## Task objective
Each line below must be set down exactly; omit any image you find.

## Dataset section
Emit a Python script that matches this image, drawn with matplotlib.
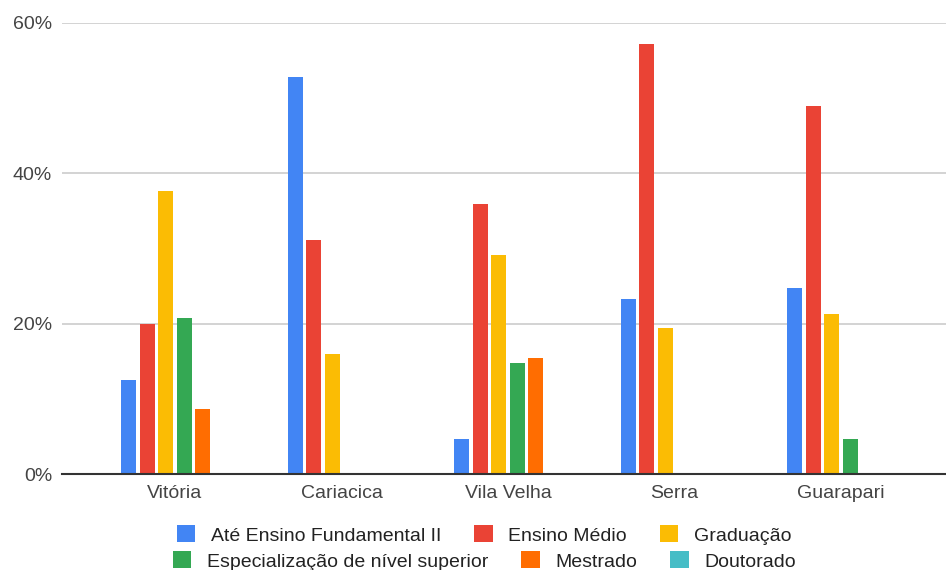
import matplotlib
matplotlib.use("Agg")
import matplotlib.pyplot as plt
from matplotlib.patches import Patch
import numpy as np

plt.rcParams["font.family"] = ["Liberation Sans", "DejaVu Sans"]

cities = ["Vitória", "Cariacica", "Vila Velha", "Serra", "Guarapari"]
series = ["Até Ensino Fundamental II", "Ensino Médio", "Graduação",
          "Especialização de nível superior", "Mestrado", "Doutorado"]
fundamental = [12.5, 52.7, 4.7, 23.3, 24.7]
medio = [20.0, 31.1, 35.9, 57.1, 48.9]
graduacao = [37.6, 16.0, 29.1, 19.4, 21.3]
especializacao = [20.7, 0.0, 14.7, 0.0, 4.7]
mestrado = [8.7, 0.0, 15.4, 0.0, 0.0]
doutorado = [0.0, 0.0, 0.0, 0.0, 0.0]
values = [fundamental, medio, graduacao, especializacao, mestrado, doutorado]
colors = ["#4285F4", "#EA4335", "#FBBC04", "#34A853", "#FF6D01", "#46BDC6"]
yticks = [0, 20, 40, 60]

fig = plt.figure(figsize=(9.46, 5.70), dpi=100)
ax = fig.add_axes([0.0655, 0.1684, 0.9345, 0.7921])

x = np.arange(len(cities))
step = 0.111
width = 0.09
for i, (vals, col) in enumerate(zip(values, colors)):
    offs = (i - 2.5) * step
    ax.bar(x + offs, vals, width=width, color=col, linewidth=0, zorder=3)

ax.set_xlim(-0.679, 4.631)
ax.set_ylim(0, 60)
ax.set_yticks(yticks)
ax.set_yticklabels([f"{t}%" for t in yticks])
ax.set_xticks(x)
ax.set_xticklabels(cities)
ax.tick_params(axis="both", length=0, labelsize=14, colors="#444444")
ax.tick_params(axis="x", pad=8)
ax.tick_params(axis="y", pad=7)
ax.grid(axis="y", color="#cccccc", linewidth=1.2, zorder=0)
for s in ["top", "right", "left"]:
    ax.spines[s].set_visible(False)
ax.spines["bottom"].set_color("#333333")
ax.spines["bottom"].set_linewidth(1.5)
ax.spines["bottom"].set_zorder(4)

handles = [Patch(facecolor=c, edgecolor="none") for c in colors]
common = dict(frameon=False, ncol=3, fontsize=14, handlelength=0.95,
              handleheight=0.95, handletextpad=0.8, columnspacing=1.7,
              borderaxespad=0, borderpad=0, labelcolor="#222222")
leg1 = fig.legend(handles[:3], series[:3], loc="center",
                  bbox_to_anchor=(484 / 946, 1 - 535 / 570), **common)
leg2 = fig.legend(handles[3:], series[3:], loc="center",
                  bbox_to_anchor=(484.5 / 946, 1 - 561 / 570), **common)

fig.savefig("out.png", dpi=100, facecolor="white")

## In response
Emit a Python script that matches this image, drawn with matplotlib.
import matplotlib
matplotlib.use("Agg")
import matplotlib.pyplot as plt
from matplotlib.patches import Patch
import numpy as np

plt.rcParams["font.family"] = ["Liberation Sans", "DejaVu Sans"]

cities = ["Vitória", "Cariacica", "Vila Velha", "Serra", "Guarapari"]
series = ["Até Ensino Fundamental II", "Ensino Médio", "Graduação",
          "Especialização de nível superior", "Mestrado", "Doutorado"]
fundamental = [12.5, 52.7, 4.7, 23.3, 24.7]
medio = [20.0, 31.1, 35.9, 57.1, 48.9]
graduacao = [37.6, 16.0, 29.1, 19.4, 21.3]
especializacao = [20.7, 0.0, 14.7, 0.0, 4.7]
mestrado = [8.7, 0.0, 15.4, 0.0, 0.0]
doutorado = [0.0, 0.0, 0.0, 0.0, 0.0]
values = [fundamental, medio, graduacao, especializacao, mestrado, doutorado]
colors = ["#4285F4", "#EA4335", "#FBBC04", "#34A853", "#FF6D01", "#46BDC6"]
yticks = [0, 20, 40, 60]

fig = plt.figure(figsize=(9.46, 5.70), dpi=100)
ax = fig.add_axes([0.0655, 0.1684, 0.9345, 0.7921])

x = np.arange(len(cities))
step = 0.111
width = 0.09
for i, (vals, col) in enumerate(zip(values, colors)):
    offs = (i - 2.5) * step
    ax.bar(x + offs, vals, width=width, color=col, linewidth=0, zorder=3)

ax.set_xlim(-0.679, 4.631)
ax.set_ylim(0, 60)
ax.set_yticks(yticks)
ax.set_yticklabels([f"{t}%" for t in yticks])
ax.set_xticks(x)
ax.set_xticklabels(cities)
ax.tick_params(axis="both", length=0, labelsize=14, colors="#444444")
ax.tick_params(axis="x", pad=8)
ax.tick_params(axis="y", pad=7)
ax.grid(axis="y", color="#cccccc", linewidth=1.2, zorder=0)
for s in ["top", "right", "left"]:
    ax.spines[s].set_visible(False)
ax.spines["bottom"].set_color("#333333")
ax.spines["bottom"].set_linewidth(1.5)
ax.spines["bottom"].set_zorder(4)

handles = [Patch(facecolor=c, edgecolor="none") for c in colors]
common = dict(frameon=False, ncol=3, fontsize=14, handlelength=0.95,
              handleheight=0.95, handletextpad=0.8, columnspacing=1.7,
              borderaxespad=0, borderpad=0, labelcolor="#222222")
leg1 = fig.legend(handles[:3], series[:3], loc="center",
                  bbox_to_anchor=(484 / 946, 1 - 535 / 570), **common)
leg2 = fig.legend(handles[3:], series[3:], loc="center",
                  bbox_to_anchor=(484.5 / 946, 1 - 561 / 570), **common)

fig.savefig("out.png", dpi=100, facecolor="white")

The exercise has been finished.